Natural Law vs Positive Law

• Uncommon Sense
When the founders of America set out to form a better type of government they had a clear historical perspective of the type of government they did not want. They knew that monarchies and arbitrary power were the enemies of freedom. Using this knowledge they created a republican form of government that by design was based on “natural law” rather than positive law. So what is natural law? Natural law begins with the premise that all of our rights come from God or nature and are inherent to our being.

2 Comments in Response to

Comment by Die Daily
Entered on:

Why does there have to be a conflict between Common property and individual property? I just don't see it. Some crap is common property, like our sewers. Who would want to personally own the sewers? And if they did, would you be cool with pay-per-flush? On the other hand, my farm or house should be mine, mine, mine. Period, hands off. Now, if I choose to start up a "plastic burning" business on my front yard...someone should stop me. The air on my land is mine. But I can't be allowed put crap in it that will go elsewhere than on my land, any more than I can be allowed to toss grenades from my yard into other people's yards. But if the shrapnel stays on my land, I should be allowed to huck grenades around all day long. I don't see the conflict. Where is it hiding? I also don't see how we can have ANY personal rights without having personal property rights first. But I'm all ears, Oyote.

Comment by foundZero
Entered on:

Oops, flawed. The concept of "natural law" I believe was advanced by John Locke who, if you can read into the language of the day, was not only a philanderer but an ethusiastic teller of ribbald tales.

Locke's unmistakable bar-room humour stated one immutable fact: men, I either have or will sleep with your wives and daughters, and this would be an actionable offense, and such do we have laws to enforce mutual property rights.

That's why I love Locke above the paranoiac Hobbes who was truly afraid of the "brutality of men". Locke was more like "be the man" and admit that our liberty really should be subject to certain restraints because hells boys, we know what we're made of!

So in a way, as Hobbesian law might be that of "somebody come help me if the big man comes", Lockiean law suggests that "we really shouldn't beat up on little men but rather protect them of our own self-interest" comes into play.

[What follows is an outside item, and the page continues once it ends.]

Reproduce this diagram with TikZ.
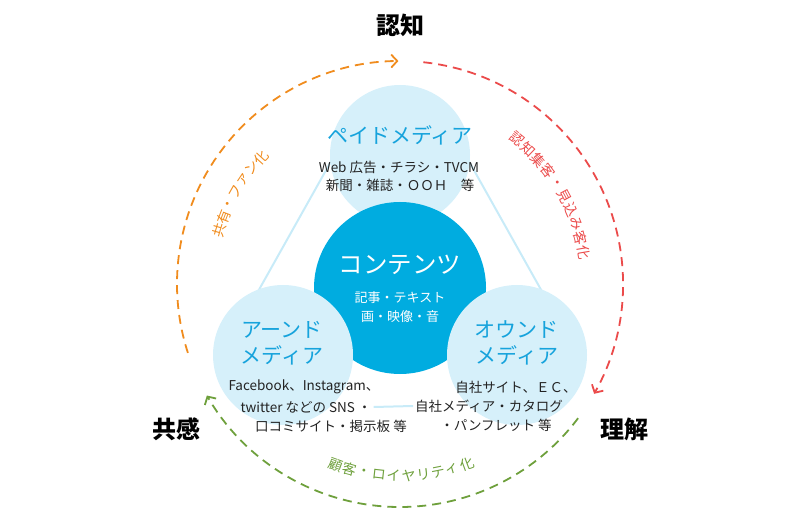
\documentclass[tikz,border=0pt]{standalone}
\usepackage{fontspec}
\setmainfont{Noto Sans CJK JP}
\usetikzlibrary{arrows.meta,calc}
\definecolor{lightc}{RGB}{214,240,250}
\definecolor{corec}{RGB}{0,172,224}
\definecolor{titlec}{RGB}{22,163,220}
\definecolor{tric}{RGB}{200,235,248}
\definecolor{txtc}{RGB}{35,35,35}
\definecolor{orangec}{RGB}{240,140,30}
\definecolor{redc}{RGB}{235,75,75}
\definecolor{greenc}{RGB}{110,160,60}
\begin{document}
\begin{tikzpicture}[x=1pt,y=-1pt,
  bubble/.style={circle,fill=lightc,minimum size=140pt,inner sep=0pt},
  core/.style={circle,fill=corec,minimum size=172pt,inner sep=0pt},
  ttl/.style={text=titlec,font=\fontsize{21}{25}\selectfont,inner sep=0pt},
  corettl/.style={text=white,font=\fontsize{24.5}{28}\selectfont,inner sep=0pt},
  small/.style={text=txtc,font=\fontsize{13.5}{16}\selectfont,inner sep=0pt},
  coresmall/.style={text=white,font=\fontsize{13}{16}\selectfont,inner sep=0pt},
  head/.style={font=\bfseries\fontsize{24}{28}\selectfont,text=black,inner sep=0pt},
  tri/.style={draw=tric,line width=2pt},
  flow/.style={line width=1.8pt,dash pattern=on 9pt off 6pt,
    -{Straight Barb[length=6pt,width=13pt,line width=1.8pt]}},
  lab/.style={font=\fontsize{14}{14}\selectfont,inner sep=0pt}
]
\useasboundingbox (0,0) rectangle (800,526);
\coordinate (c) at (400,284);

% triangle lines behind the bubbles
\coordinate (t1) at (343,140); \coordinate (l1) at (242,320);
\coordinate (t2) at (457,140); \coordinate (r1) at (558,320);
\draw[tri] (t1) -- (l1);
\draw[tri] (t2) -- (r1);

% bubbles
\node[bubble] (paid) at (400,155) {};
\node[core] (core) at (400,288) {};
\node[bubble] (earned) at (283,355) {};
\node[bubble] (owned) at (517,355) {};

% paid media
\node[ttl] (paidt) at (400,135) {ペイドメディア};
\node[small] (paid1) at (399,167) {Web 広告・チラシ・TVCM};
\node[small] (paid2) at (400,185) {新聞・雑誌・ＯＯＨ　等};

% contents
\node[corettl] (coret) at (400,265) {コンテンツ};
\node[coresmall] (core1) at (400,298) {記事・テキスト};
\node[coresmall] (core2) at (400,317) {画・映像・音};

% earned media
\node[ttl] (earnt1) at (282,330) {アーンド};
\node[ttl] (earnt2) at (282,355) {メディア};
\node[small] (earn1) at (304,387) {Facebook、Instagram、};
\node[small] (sns) at (306,407) {twitter などの SNS ・};
\node[small] (earn3) at (331,426) {口コミサイト・掲示板 等};

% owned media
\node[ttl] (ownt1) at (516,330) {オウンド};
\node[ttl] (ownt2) at (517,355) {メディア};
\node[small] (own1) at (516,387) {自社サイト、ＥＣ、};
\node[small] (cat) at (489,406) {自社メディア・カタログ};
\node[small] (own3) at (496,425) {・パンフレット 等};

\draw[tri] ([xshift=2pt]sns.east) -- ([xshift=-2pt]cat.west);

% stage headings
\node[head] (ninchi) at (400,25) {認知};
\node[head] (kyokan) at (176,429) {共感};
\node[head] (rikai) at (624,429) {理解};

% cycle arcs
\coordinate (os) at ($(c)+(198:223pt)$);
\coordinate (rs) at ($(c)+(84:223pt)$);
\coordinate (gs) at ($(c)+(-37:223pt)$);
\draw[flow,draw=orangec] (os) arc[start angle=198,end angle=90.4,radius=223pt];
\draw[flow,draw=redc] (rs) arc[start angle=84,end angle=-29.5,radius=223pt];
\draw[flow,draw=greenc] (gs) arc[start angle=-37,end angle=-150,radius=223pt];

% arc labels
\foreach \ch [count=\i from 0] in {共,有,・,フ,ァ,ン,化}{
  \pgfmathsetmacro\a{163.5-\i*4.3}
  \node[lab,text=orangec,rotate=\a-90] (ol\i) at ($(c)+(\a:188pt)$) {\ch};
}
\foreach \ch [count=\i from 0] in {認,知,集,客,・,見,込,み,客,化}{
  \pgfmathsetmacro\a{51.1-\i*4.6}
  \node[lab,text=redc,rotate=\a-90] (rl\i) at ($(c)+(\a:186pt)$) {\ch};
}
\foreach \ch [count=\i from 0] in {顧,客,・,ロ,イ,ヤ,リ,テ,ィ,化}{
  \pgfmathsetmacro\a{250.3+\i*4.45}
  \node[lab,text=greenc,rotate=\a+90] (gl\i) at ($(c)+(\a:192pt)$) {\ch};
}
\end{tikzpicture}
\end{document}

Natural Law is fully manifest in either scenario: it is the right of all beings under God to ask for help. Otherwise prayer would be illegal. It is also the right of all beings to render help and to nurture and to grow, for each of us is given a talent. Therefore under Natural Law does abundance exist.

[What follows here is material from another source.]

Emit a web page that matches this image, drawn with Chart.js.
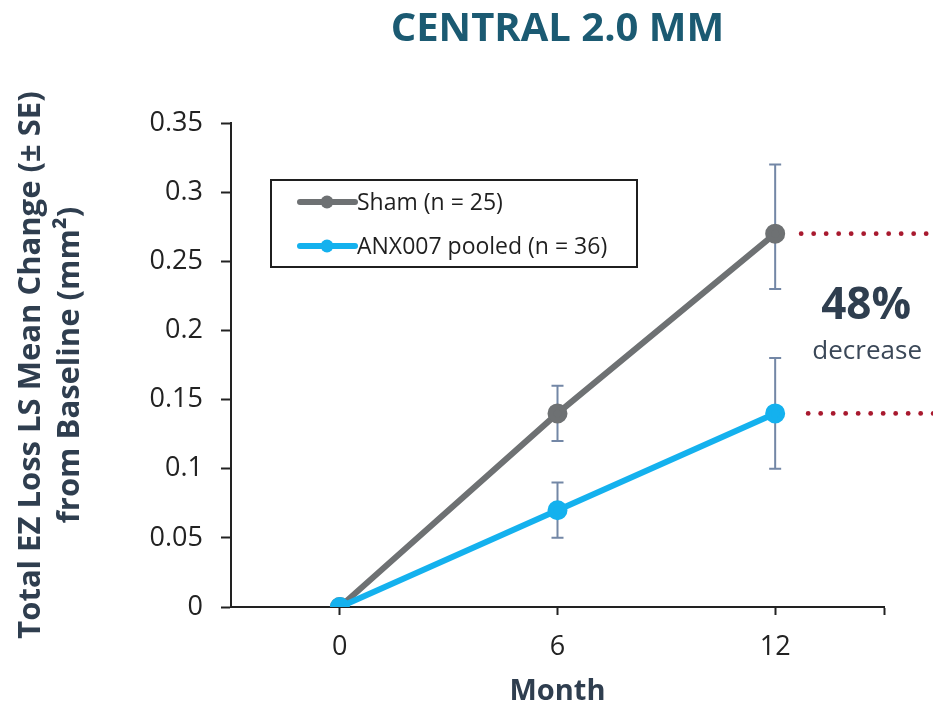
<!DOCTYPE html>
<html>
<head>
<meta charset="utf-8">
<script src="https://cdn.jsdelivr.net/npm/chart.js@4.4.1/dist/chart.umd.min.js"></script>
<style>
  html, body { margin: 0; padding: 0; background: #fff; }
  #wrap { width: 933px; height: 713px; position: relative; }
</style>
</head>
<body>
<div id="wrap"><canvas id="chart"></canvas></div>
<script>
// data
const months = [0, 6, 12];
const monthTicks = [0, 6, 12, 15];
const yTicks = [0, 0.05, 0.1, 0.15, 0.2, 0.25, 0.3, 0.35];

const shamLabel = "Sham (n = 25)";
const shamMean = [0, 0.14, 0.27];
const shamLow = [null, 0.12, 0.23];
const shamHigh = [null, 0.16, 0.32];

const anxLabel = "ANX007 pooled (n = 36)";
const anxMean = [0, 0.07, 0.14];
const anxLow = [null, 0.05, 0.10];
const anxHigh = [null, 0.09, 0.18];

const noteBig = "48%";
const noteSmall = "decrease";

const FONT = "'Open Sans', 'DejaVu Sans', sans-serif";
const SHAM_COLOR = "#6e7173";
const ANX_COLOR = "#14b1ee";
const ERR_COLOR = "#7387a6";
const DOT_RED = "#a8192e";
const SLATE = "#2f3e4f";

function toPoints(xs, ys) {
  return xs.map((x, i) => ({ x: x, y: ys[i] }));
}

// error bars + legend + side note
const extras = {
  id: "extras",
  beforeDatasetsDraw(chart) {
    const ctx = chart.ctx;
    const xs = chart.scales.x, ys = chart.scales.y;
    const sets = [[shamLow, shamHigh], [anxLow, anxHigh]];
    ctx.save();
    ctx.strokeStyle = ERR_COLOR;
    ctx.lineWidth = 2;
    sets.forEach(function (s) {
      months.forEach(function (m, i) {
        if (s[0][i] == null) return;
        let px = xs.getPixelForValue(m);
        let lo = ys.getPixelForValue(s[0][i]);
        let hi = ys.getPixelForValue(s[1][i]);
        ctx.beginPath();
        ctx.moveTo(px, lo); ctx.lineTo(px, hi);
        ctx.moveTo(px - 6, lo); ctx.lineTo(px + 6, lo);
        ctx.moveTo(px - 6, hi); ctx.lineTo(px + 6, hi);
        ctx.stroke();
      });
    });
    ctx.restore();
  },
  afterDraw(chart) {
    const ctx = chart.ctx;
    const xs = chart.scales.x, ys = chart.scales.y;
    ctx.save();

    // red dotted guides at the 12 month values
    let last = months.length - 1;
    let x12 = xs.getPixelForValue(months[last]);
    [[shamMean[last], 26], [anxMean[last], 33]].forEach(function (d) {
      let py = ys.getPixelForValue(d[0]);
      ctx.fillStyle = DOT_RED;
      for (let x = x12 + d[1]; x < chart.width + 3; x += 12.5) {
        ctx.beginPath();
        ctx.arc(x, py, 2.4, 0, Math.PI * 2);
        ctx.fill();
      }
    });

    // 48% decrease note
    let midY = (ys.getPixelForValue(shamMean[last]) + ys.getPixelForValue(anxMean[last])) / 2;
    ctx.textAlign = "center";
    ctx.textBaseline = "middle";
    ctx.fillStyle = SLATE;
    ctx.font = "bold 44px " + FONT;
    ctx.fillText(noteBig, x12 + 91, midY - 17);
    ctx.fillStyle = "#3b4858";
    ctx.font = "26px " + FONT;
    ctx.fillText(noteSmall, x12 + 92, midY + 28);

    // legend box
    let lx = 271, ly = 180, lw = 366, lh = 87;
    ctx.strokeStyle = "#1f1f1f";
    ctx.lineWidth = 2;
    ctx.strokeRect(lx, ly, lw, lh);
    chart.data.datasets.slice().sort((a, b) => b.order - a.order).forEach(function (ds, i) {
      let y = ly + 22 + i * 44;
      ctx.strokeStyle = ds.borderColor;
      ctx.lineWidth = 6;
      ctx.lineCap = "round";
      ctx.beginPath();
      ctx.moveTo(lx + 29, y); ctx.lineTo(lx + 84, y);
      ctx.stroke();
      ctx.fillStyle = ds.borderColor;
      ctx.beginPath();
      ctx.arc(lx + 56, y, 6.5, 0, Math.PI * 2);
      ctx.fill();
      ctx.fillStyle = "#1f1f1f";
      ctx.font = "23px " + FONT;
      ctx.textAlign = "left";
      ctx.fillText(ds.label, lx + 86, y + 1);
    });
    ctx.restore();
  }
};

let ctx = document.getElementById("chart").getContext("2d");
let chart = new Chart(ctx, {
  type: "line",
  data: {
    datasets: [
      {
        label: shamLabel,
        data: toPoints(months, shamMean),
        borderColor: SHAM_COLOR,
        backgroundColor: SHAM_COLOR,
        borderWidth: 6,
        pointRadius: 7,
        pointHoverRadius: 7,
        order: 2
      },
      {
        label: anxLabel,
        data: toPoints(months, anxMean),
        borderColor: ANX_COLOR,
        backgroundColor: ANX_COLOR,
        borderWidth: 6,
        pointRadius: 7,
        pointHoverRadius: 7,
        order: 1
      }
    ]
  },
  options: {
    responsive: true,
    maintainAspectRatio: false,
    animation: false,
    layout: { padding: { left: 0, right: 49, top: 0, bottom: 0 } },
    plugins: {
      legend: { display: false },
      tooltip: { enabled: false },
      title: {
        display: true,
        fullSize: false,
        text: "CENTRAL 2.0 MM",
        color: "#1b5a72",
        font: { family: FONT, size: 40, weight: "bold" },
        padding: { top: 6, bottom: 69 }
      }
    },
    scales: {
      x: {
        type: "linear",
        min: -3,
        max: 15,
        afterBuildTicks: function (axis) {
          axis.ticks = monthTicks.map(v => ({ value: v }));
        },
        afterFit: function (axis) { axis.height = 106; },
        grid: { drawOnChartArea: false, tickLength: 8, tickColor: "#222", tickWidth: 2 },
        border: { color: "#222", width: 2 },
        ticks: {
          color: "#222",
          font: { family: FONT, size: 27 },
          padding: 16,
          callback: function (v) { return months.includes(v) ? String(v) : ""; }
        },
        title: {
          display: true,
          text: "Month",
          color: SLATE,
          font: { family: FONT, size: 29, weight: "bold" },
          padding: { top: 0 }
        }
      },
      y: {
        min: 0,
        max: 0.35,
        afterBuildTicks: function (axis) {
          axis.ticks = yTicks.map(v => ({ value: v }));
        },
        afterFit: function (axis) { axis.width = 231; },
        grid: { drawOnChartArea: false, tickLength: 10, tickColor: "#222", tickWidth: 2 },
        border: { color: "#222", width: 2 },
        ticks: {
          color: "#222",
          font: { family: FONT, size: 27 },
          padding: 18,
          callback: function (v) { return String(v); }
        },
        title: {
          display: true,
          text: ["Total EZ Loss LS Mean Change (\u00B1 SE)", "from Baseline (mm\u00B2)"],
          color: SLATE,
          font: { family: FONT, size: 31, weight: "bold", lineHeight: 1.25 },
          padding: { top: 12, bottom: 0 }
        }
      }
    }
  },
  plugins: [extras]
});
</script>
</body>
</html>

You are within one half-mile of the truth if you are with me so far. Abundance exists from where? From nature. What is "natural law"? Abundance. An Earth that grows whether we tend it or not and it produces "wealth" for lack of a better word.

Given our epistomology of ownership, where did "common law" derive from?

The commons.

What were the commons in "common law"?

The center of commerce. The vast supermarket we used to know as "the land" where we got all the stuff we needed or in time, all the stuff we needed but could not grow.

The "common law" was mostly about how we equitably share what we owned in common. Positivistic action was a method of redress.

Taken to the extreme, I would say that without common property, there is little case for positivistic action in society whatsoever. And therefore does BP substitute water for oil in a formerly very lucrative and valuable resource.